We want to emphasize that, while it seems a bit extreme, the neutron transmission example given in Section Extension to neutron transmission data comes about from using the DCM as reported. This example highlights a number of misconceptions about the PPP bias in that it does not have a relative normalization uncertainty, the data are not very strongly correlated, and neither do they seem discrepant. In this case, the PPP bias comes about as a false global minimum far from the data. In fact, there is a shallow, local minimum closer to the data that a global optimization algorithm can easily escape. We expect that the false solution often goes unnoticed because of this shallow minimum, especially as analysts often start from a previous evaluation that is close to the data and likely are not performing global optimization. Additionally, the local minimum may be made more stable with the introduction of other experimental data. We note that even though local minima in the GLS estimator may exist close to the data, it still has the possibility to be biased and the IRLS DCM should always be used since it is known to give unbiased MLE estimates. The fact that the DCM as reported is almost always evaluated at the data presents another issue: IRLS can only be implemented if the systematic uncertainty is a simple normalization factor. If more complicated data reduction parameters are used, then proper implementation of IRLS requires the individual components of the DCM and the functional relationship to the observable. In many cases, this information is not published alongside experimental nuclear data.
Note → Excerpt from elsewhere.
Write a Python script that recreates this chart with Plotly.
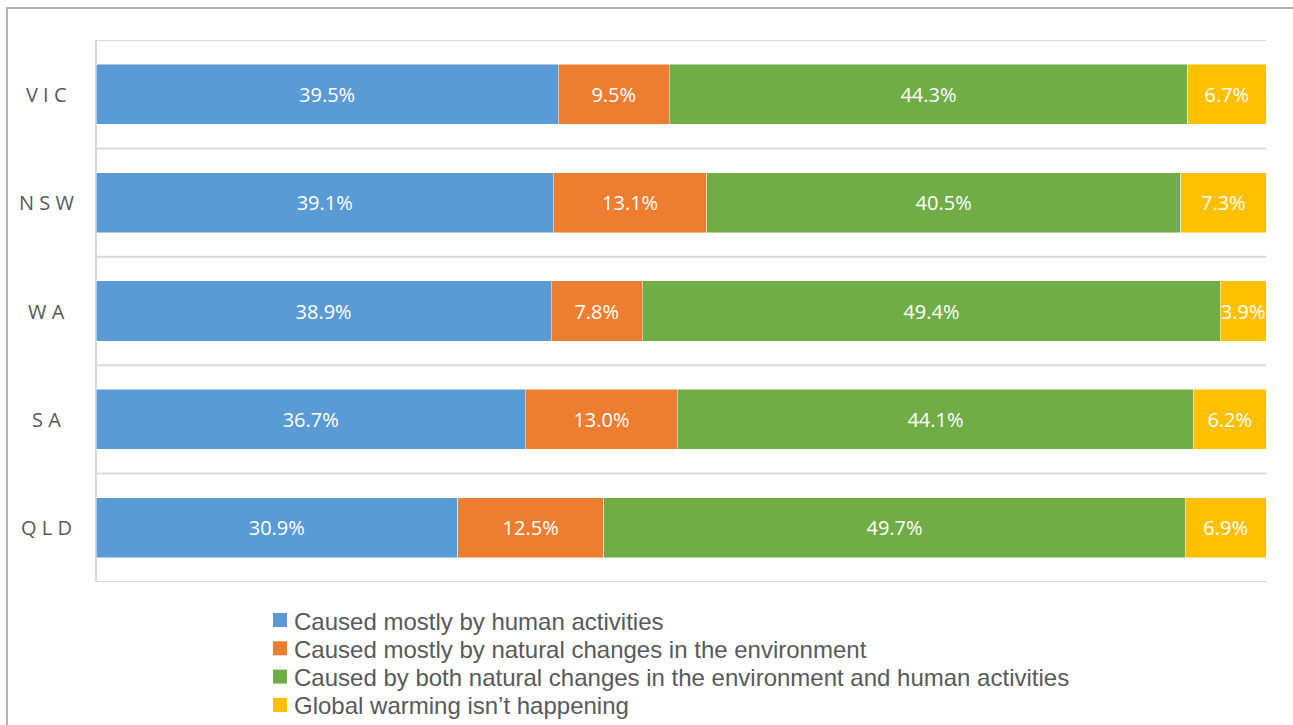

Lastly, we present a challenge that the IRLS solution to the PPP bias presents to statistical methods, such as cross validation, that leverage independent/orthogonal subsets of data and discuss a potential solution. The challenge is that orthogonal components of systematically correlated data require linearly–independent principle components of the DCM and IRLS proposes that the DCM changes based on the current estimator. In Section Cross-Validation and IRLS we derive a correction to the cross validation score that accounts for this.